Maybe the Royal drunk really
is
all the unpleasant things he thinks he is, or maybe he thinks basically that he is the opposite of what he knows he is. The Royal drunk, sober even, has too much insight, and not enough character and the kind of intelligence his parents have, to be happy—at least right now. The Royal drunk is a paradox in every way. He despises bad manners but often is rude himself. He hates false people but is falsity incarnate. He loves his parents, understands them, but finds it impossible to talk to them. Perhaps because they are too highly moral. They would have been much happier and more successful (as would he) if their morality had been a medium between the Royal drunk’s and theirs. The Royal drunk seems cold because of his many emotions. A very strange thing is when your charm ceases and you become gloomy for one reason or another—people cease to understand, when you need understanding the most.

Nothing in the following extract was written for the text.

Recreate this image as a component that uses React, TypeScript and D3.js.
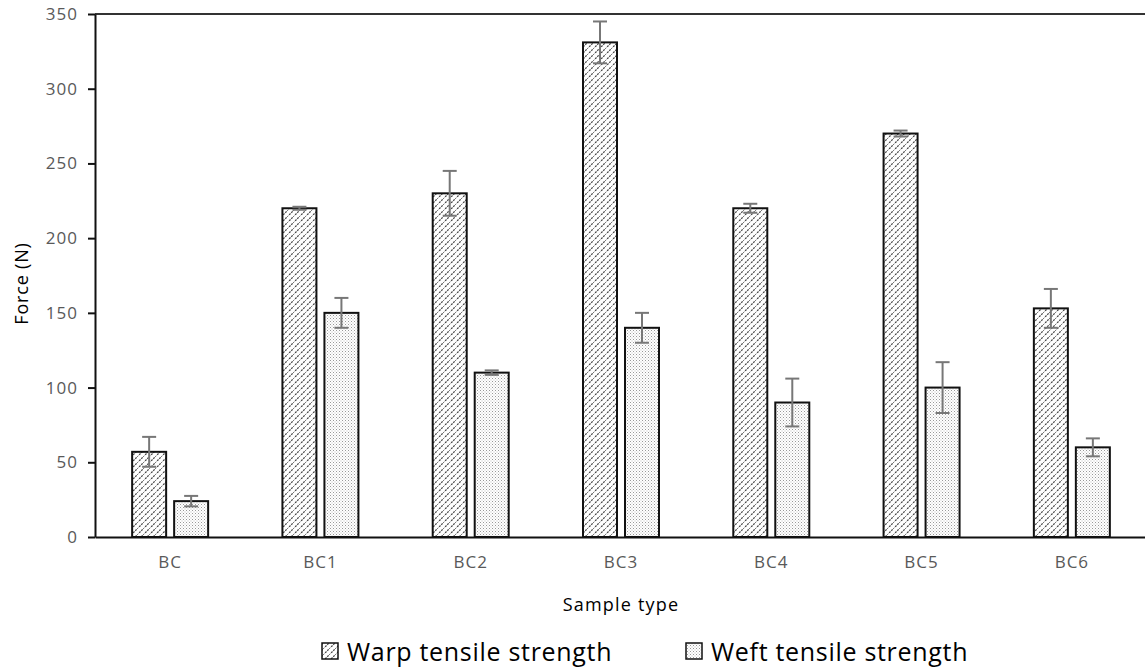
import { useEffect, useRef } from 'react';
import * as d3 from 'd3';

const categories = ['BC', 'BC1', 'BC2', 'BC3', 'BC4', 'BC5', 'BC6'];
const warpValues = [57, 220, 230, 331, 220, 270, 153];
const warpErrors = [10, 1, 15, 14, 3, 2, 13];
const weftValues = [24, 150, 110, 140, 90, 100, 60];
const weftErrors = [3.5, 10, 1.5, 10, 16, 17, 6];
const yTicks = [0, 50, 100, 150, 200, 250, 300, 350];
const seriesNames = ['Warp tensile strength', 'Weft tensile strength'];

const FONT = '"Open Sans", sans-serif';

const App = () => {
  const svgRef = useRef<SVGSVGElement>(null);

  useEffect(() => {
    if (!svgRef.current) return;
    const svg = d3.select(svgRef.current);
    svg.selectAll('*').remove();

    const left = 95;
    const right = 1147;
    const top = 14;
    const bottom = 537;

    // Patterns for the two series
    const defs = svg.append('defs');
    const hatch = defs.append('pattern')
      .attr('id', 'warp')
      .attr('patternUnits', 'userSpaceOnUse')
      .attr('width', 6)
      .attr('height', 6);
    hatch.append('rect').attr('width', 6).attr('height', 6).attr('fill', '#fff');
    hatch.append('path')
      .attr('d', 'M-1,7 L7,-1 M-4,4 L4,-4 M2,10 L10,2')
      .attr('stroke', '#444')
      .attr('stroke-width', 1.2)
      .attr('stroke-dasharray', '2,1');

    const dots = defs.append('pattern')
      .attr('id', 'weft')
      .attr('patternUnits', 'userSpaceOnUse')
      .attr('width', 3)
      .attr('height', 3);
    dots.append('rect').attr('width', 3).attr('height', 3).attr('fill', '#fff');
    dots.append('rect').attr('x', 0).attr('y', 0).attr('width', 1).attr('height', 1).attr('fill', '#999');
    dots.append('rect').attr('x', 1.5).attr('y', 1.5).attr('width', 1).attr('height', 1).attr('fill', '#bbb');

    const x = d3.scaleBand<string>().domain(categories).range([left, right]);
    const y = d3.scaleLinear().domain([0, 350]).range([bottom, top]);

    const barW = 34;
    const offset = 21;

    // top border line
    svg.append('line')
      .attr('x1', left).attr('x2', 1145)
      .attr('y1', y(350)).attr('y2', y(350))
      .attr('stroke', '#333').attr('stroke-width', 2);

    const series = [
      { values: warpValues, errors: warpErrors, fill: 'url(#warp)', dx: -offset },
      { values: weftValues, errors: weftErrors, fill: 'url(#weft)', dx: offset },
    ];

    series.forEach(s => {
      const g = svg.append('g');
      g.selectAll('rect')
        .data(categories)
        .join('rect')
        .attr('x', (c) => x(c)! + x.bandwidth() / 2 + s.dx - barW / 2)
        .attr('y', (_, i) => y(s.values[i]))
        .attr('width', barW)
        .attr('height', (_, i) => bottom - y(s.values[i]))
        .attr('fill', s.fill)
        .attr('stroke', '#111')
        .attr('stroke-width', 2);

      const eb = svg.append('g').attr('stroke', '#777').attr('stroke-width', 2);
      categories.forEach((c, i) => {
        const cx = x(c)! + x.bandwidth() / 2 + s.dx;
        const hi = y(s.values[i] + s.errors[i]);
        const lo = y(s.values[i] - s.errors[i]);
        eb.append('line').attr('x1', cx).attr('x2', cx).attr('y1', hi).attr('y2', lo);
        eb.append('line').attr('x1', cx - 7).attr('x2', cx + 7).attr('y1', hi).attr('y2', hi);
        eb.append('line').attr('x1', cx - 7).attr('x2', cx + 7).attr('y1', lo).attr('y2', lo);
      });
    });

    // Y axis
    const yAxis = svg.append('g')
      .attr('transform', `translate(${left},0)`)
      .call(d3.axisLeft(y).tickValues(yTicks).tickSize(7).tickPadding(10).tickSizeOuter(0));
    yAxis.select('.domain').attr('stroke', '#111').attr('stroke-width', 2);
    yAxis.selectAll('.tick line').attr('stroke', '#111').attr('stroke-width', 2);
    yAxis.selectAll('.tick text')
      .attr('fill', '#595959')
      .attr('font-family', FONT)
      .attr('font-size', 17)
      .attr('letter-spacing', 1);

    // X axis
    const xAxis = svg.append('g')
      .attr('transform', `translate(0,${bottom})`)
      .call(d3.axisBottom(x).tickSize(0).tickPadding(19));
    xAxis.select('.domain').attr('stroke', '#111').attr('stroke-width', 2);
    xAxis.selectAll('.tick text')
      .attr('fill', '#595959')
      .attr('font-family', FONT)
      .attr('font-size', 17)
      .attr('letter-spacing', 1);

    svg.append('text')
      .attr('transform', `translate(28,${(top + bottom) / 2 + 8}) rotate(-90)`)
      .attr('text-anchor', 'middle')
      .attr('font-family', FONT)
      .attr('font-size', 18)
      .attr('letter-spacing', 0.8)
      .attr('fill', '#000')
      .text('Force (N)');

    svg.append('text')
      .attr('x', 621)
      .attr('y', 611)
      .attr('text-anchor', 'middle')
      .attr('font-family', FONT)
      .attr('font-size', 18)
      .attr('letter-spacing', 1.2)
      .attr('fill', '#000')
      .text('Sample type');

    // Legend
    const legendX = [322, 686];
    const fills = ['url(#warp)', 'url(#weft)'];
    seriesNames.forEach((name, i) => {
      svg.append('rect')
        .attr('x', legendX[i]).attr('y', 643)
        .attr('width', 16).attr('height', 16)
        .attr('fill', fills[i])
        .attr('stroke', '#111').attr('stroke-width', 1.5);
      svg.append('text')
        .attr('x', legendX[i] + 25)
        .attr('y', 661)
        .attr('font-family', FONT)
        .attr('font-size', 25)
        .attr('letter-spacing', 0.7)
        .attr('fill', '#000')
        .text(name);
    });
  }, []);

  return (
    <svg
      ref={svgRef}
      width={1145}
      height={667}
      style={{ position: 'absolute', left: 0, top: 0, background: '#fff' }}
    />
  );
};

export default App;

The Royal drunk likes to think, and feel, sometimes, that he is a nice character, but at heart, he knows he’s not, or why would he have done what he’s done. The Royal drunk has been in love with another boy, but somehow it’s been a noble and almost honorable relationship (easy to tear down intellectually but not emotionally). Perhaps the best (really the only) relationship involving love the Royal drunk has had. The Royal drunk wishes, however, that he could start at six again, with brothers and sisters, and perhaps a bit less exigeant [sic] parents, although they were never exigent in the normal sense. The Royal drunk is a very lonely young man—that is why he gets Royally drunk and tries to have a lot of friends. The Royal drunk needs rather desperately to fall in love with someone he likes.

Nancy Perkins Wallace

Tony and my brother Mike ran away from Avon together. They went to Puerto Rico. They were out of school for quite a while. They lived on beaches and that sort of thing. According to my brother, who is
not
homosexual, Tony had male lovers while they were there.

Henry H. Perkins

Mike never told
me
about Tony’s male lovers, you know, but I’m such a butch guy myself, my brother knows I don’t like to hear stories of that stuff. I just remember they had no money, they slept on the beach, and they were bitten by fleas—they held out for a week or something, and then they, you know, came home, like any other little kids that have run away. After that, Mike began getting very involved in Tony’s life, both here and in Europe.

They had airs, those people. Of grandeur. The Baekelands had the French parlor routine. And the salon,
oui.
And Tony had all of that, too, you know, and that’s what I think was somewhat fascinating to my brother. I think that he was somewhat seduced by that.

Duncan Longcope

Tony had an American pal called Mike, quite a nice young man, dark-haired, very handsome as I recall, and they used to do the boulevards together, and according to this woman I knew who used to tell me stories about Tony’s life on the Île Saint-Louis, it was the same thing every night—I mean, either two boys or two girls would come back with them, to this place of Brooks’s that Tony used. Brooks, you know, had that other apartment on the Île, I think it was on the rue Regrattier—a studio where he wrote. And Tony at a certain time had the use of this studio.